Coordination of Public and Private Enforcement of Environmental Laws

Congress has incorporated into the Clean Air Act, the Clean Water Act, the Resource Conservation and Recovery Act, and other Federal environmental statutes provisions authorizing private parties to bring enforcement actions in the Federal courts. These “citizen suit” provisions generally permit any person or organization to seek injunctions abating activities that violate agency rules, standards, or permits. In addition, the Clean Water Act and the Hazardous and Solid Waste Amendments of 1984 permit plaintiffs to seek civil penalties in private enforcement actions.

As use of private enforcement actions has grown, issues related to coordinating public and private enforcement activities have arisen. Coordination in the development and use of criteria regarding the bringing of cases and maintaining basic consistency in the imposition of penalties is important for several reasons. Notwithstanding the different enforcement perspectives and goals of public and private plaintiffs, inconsistencies in case selection or penalty policy may create actual and perceived unfairness to regulated entities, as similarly situated parties receive varying treatment. Uncertainties about the likelihood or outcome of enforcement actions may increase litigation and decrease voluntary compliance. Lack of coordination may also make it difficult for the Environmental Protection Agency and cooperating state agencies to deploy their limited enforcement resources in the most efficient and effective manner. The recommendation that follows proposes administrative steps which the Environmental Protection Agency can take to provide better guidance to those involved in the enforcement process, and to achieve better coordination between public and private enforcement.

Recommendation

1. Articulation of Enforcement Policy.

In order to achieve better coordination between public and private enforcement efforts, the Environmental Protection Agency should, as feasible, enunciate its views concerning enforcement criteria, calculating penalties, and settling contested cases. When enunciated, the agency’s views, or an announcement of their availability, should be published in the Federal Register.1 Public knowledge of the means by which the EPA calculates penalties will be particularly helpful to courts performing similar calculations in private enforcement actions, and the agency should consider whether more detailed specification of its policies in this respect is feasible. EPA should offer opportunities, consistent with Recommendation 76-5, for public comment on statements of policy regarding calculation of penalties.2

2. Improvement of Information Systems

The availability of accurate, complete, and current information about (a) the compliance status of regulated persons and firms, and (b) the outcome of public and private enforcement actions, is essential both for the formulation and implementation of agency enforcement strategies and for the effective use of private enforcement actions. When designing management information systems and reporting requirements, the Environmental Protection Agency should consider improving the quality of such information and its availability for private enforcement, subject to statutory limitations on disclosure of confidential information. The Office of Management and Budget should give similar consideration to the role of compliance information when reviewing EPA data-gathering proposals.

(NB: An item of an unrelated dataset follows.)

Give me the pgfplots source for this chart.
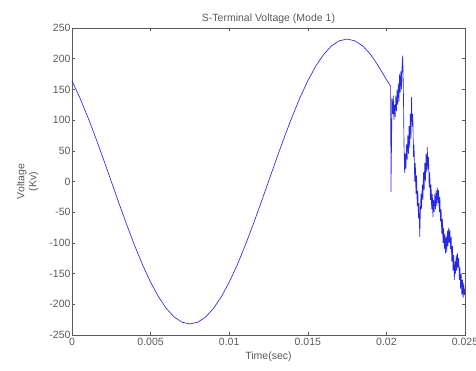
\documentclass[border=0pt]{standalone}
\usepackage{pgfplots}
\pgfplotsset{compat=1.18}
\usepackage{fontspec}
\setmainfont{Liberation Sans}
\definecolor{mlblue}{RGB}{40,40,225}
\definecolor{axgray}{RGB}{90,90,90}
\begin{document}
\begin{tikzpicture}
\begin{axis}[
  scale only axis, width=393pt, height=307pt,
  xmin=0, xmax=0.025, ymin=-250, ymax=250,
  xtick={0,0.005,0.01,0.015,0.02,0.025},
  xticklabels={0,0.005,0.01,0.015,0.02,0.025},
  scaled x ticks=false,
  ytick={-250,-200,-150,-100,-50,0,50,100,150,200,250},
  tick align=inside,
  major tick length=3pt,
  tick style={axgray, line width=0.6pt},
  axis line style={axgray, line width=0.8pt},
  tick label style={font=\fontsize{10.5}{12}\selectfont, text=axgray},
  /pgf/number format/assume math mode=true,
  yticklabel style={xshift=2pt},
  xticklabel style={yshift=0pt},
  title={S-Terminal Voltage (Mode 1)},
  title style={font=\fontsize{10.5}{12}\selectfont, text=axgray, yshift=-5pt},
  xlabel={Time(sec)},
  xlabel style={font=\fontsize{10.5}{12}\selectfont, text=axgray, yshift=1pt},
  ylabel={Voltage\\(Kv)},
  ylabel style={font=\fontsize{10.5}{12}\selectfont, text=axgray, align=center, yshift=4pt},
]
\coordinate (bl) at (rel axis cs:0,0);
\addplot[mlblue, line width=0.65pt] coordinates {
(0,164.0) (0.0005,136.4) (0.001,105.3) (0.0015,71.7) (0.002,36.3) (0.0025,0)
(0.003,-36.3) (0.0035,-71.7) (0.004,-105.3) (0.0045,-136.4) (0.005,-164.0)
(0.0055,-187.7) (0.006,-206.7) (0.0065,-220.7) (0.007,-229.1) (0.0075,-232)
(0.008,-229.1) (0.0085,-220.7) (0.009,-206.7) (0.0095,-187.7) (0.01,-164.0)
(0.0105,-136.4) (0.011,-105.3) (0.0115,-71.7) (0.012,-36.3) (0.0125,0)
(0.013,36.3) (0.0135,71.7) (0.014,105.3) (0.0145,136.4) (0.015,164.0)
(0.0155,187.7) (0.016,206.7) (0.0165,220.7) (0.017,229.1) (0.0175,232)
(0.018,229.1) (0.0185,220.7) (0.019,206.7) (0.0195,187.7) (0.02,166.0)
(0.02027,155)
(0.02029,-17) (0.02033,70) (0.02036,135) (0.0204,110) (0.02044,140) (0.02048,100)
(0.02052,125) (0.02056,105) (0.0206,140) (0.02064,115) (0.02068,150) (0.02072,125)
(0.02076,160) (0.0208,130) (0.02084,175) (0.02088,145) (0.02092,180) (0.02096,150)
(0.021,190) (0.02104,205) (0.02108,150) (0.02112,60) (0.02116,14) (0.0212,45)
(0.02124,20) (0.02128,60) (0.02132,35) (0.02136,75) (0.0214,45) (0.02144,90)
(0.02148,55) (0.02152,110) (0.02156,70) (0.0216,138) (0.02164,90) (0.02168,110)
(0.02172,40) (0.02176,60) (0.0218,0) (0.02184,30) (0.02188,-20) (0.02192,10)
(0.02196,-40) (0.022,-15) (0.02204,-60) (0.02208,-35) (0.02212,-90) (0.02216,-50)
(0.0222,-20) (0.02224,-45) (0.02228,-5) (0.02232,-30) (0.02236,15) (0.0224,-15)
(0.02244,30) (0.02248,0) (0.02252,45) (0.02256,15) (0.0226,56) (0.02264,20)
(0.02268,40) (0.02272,-10) (0.02276,15) (0.0228,-30) (0.02284,-5) (0.02288,-45)
(0.02292,-20) (0.02296,-58) (0.023,-30) (0.02304,-50) (0.02308,-20) (0.02312,-45)
(0.02316,-15) (0.0232,-40) (0.02324,-10) (0.02328,-35) (0.02332,-14) (0.02336,-50)
(0.0234,-25) (0.02344,-65) (0.02348,-45) (0.02352,-85) (0.02356,-60) (0.0236,-100)
(0.02364,-75) (0.02368,-110) (0.02372,-85) (0.02376,-117) (0.0238,-90) (0.02384,-115)
(0.02388,-80) (0.02392,-105) (0.02396,-75) (0.024,-100) (0.02404,-79) (0.02408,-110)
(0.02412,-90) (0.02416,-130) (0.0242,-105) (0.02424,-145) (0.02428,-120) (0.02432,-160)
(0.02436,-130) (0.0244,-150) (0.02444,-120) (0.02448,-145) (0.02452,-117) (0.02456,-140)
(0.0246,-125) (0.02464,-160) (0.02468,-140) (0.02472,-175) (0.02476,-150) (0.0248,-185)
(0.02484,-160) (0.02488,-190) (0.02492,-165) (0.02496,-185) (0.025,-175)
};
\end{axis}
\pgfresetboundingbox
\path[use as bounding box] (bl) ++(-72pt,-35pt) rectangle ++(476pt,370pt);
\end{tikzpicture}
\end{document}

3. Notice of Private Actions

When the Environmental Protection Agency receives from a private party notice of an alleged violation, the EPA should request from that party copies of all complaints3 and other significant pleadings, settlement agreements, and judicial decrees in any action relating to the alleged violation, in which the EPA is not a party.4

 

Citations:

50 FR 28366 (July 12, 1985)

__ FR _____ (2012)

1985 ACUS 13

 


1 In administering the Clean Water Act, for example, the EPA has begun this process by issuing a proposed rule to revise program reporting requirements for the assessment of permit noncompliance. See, e.g., 49 FR 29720 (July 23, 1984).

2 See Recommendation 76-5, Interpretive Rules of General Applicability and Statements of General Policy, 4 ACUS Recommendations and Reports 62 (1979), 1 CFR 305.76-5. The Administrative Conference recommended that agencies adopting significant interpretive rules or policy statements normally should provide an opportunity for public comment.

3 The Hazardous and Solid Waste Amendments of 1984, Pub. L. 98-616, section 401 (to be codified at 42 U.S.C. 6972 (b)(2)(F)), provide that a plaintiff bringing an action under the citizen suit provision of the Resource Conservation and Recovery Act must serve a copy of the complaint on the Attorney General and the Administrator of the EPA.

4Nothing in this Recommendation is intended to suggest that a request for or receipt of any such notice or other information or document has or should have any preclusive effect upon the federal government’s ability to take enforcement action against the alleged violator.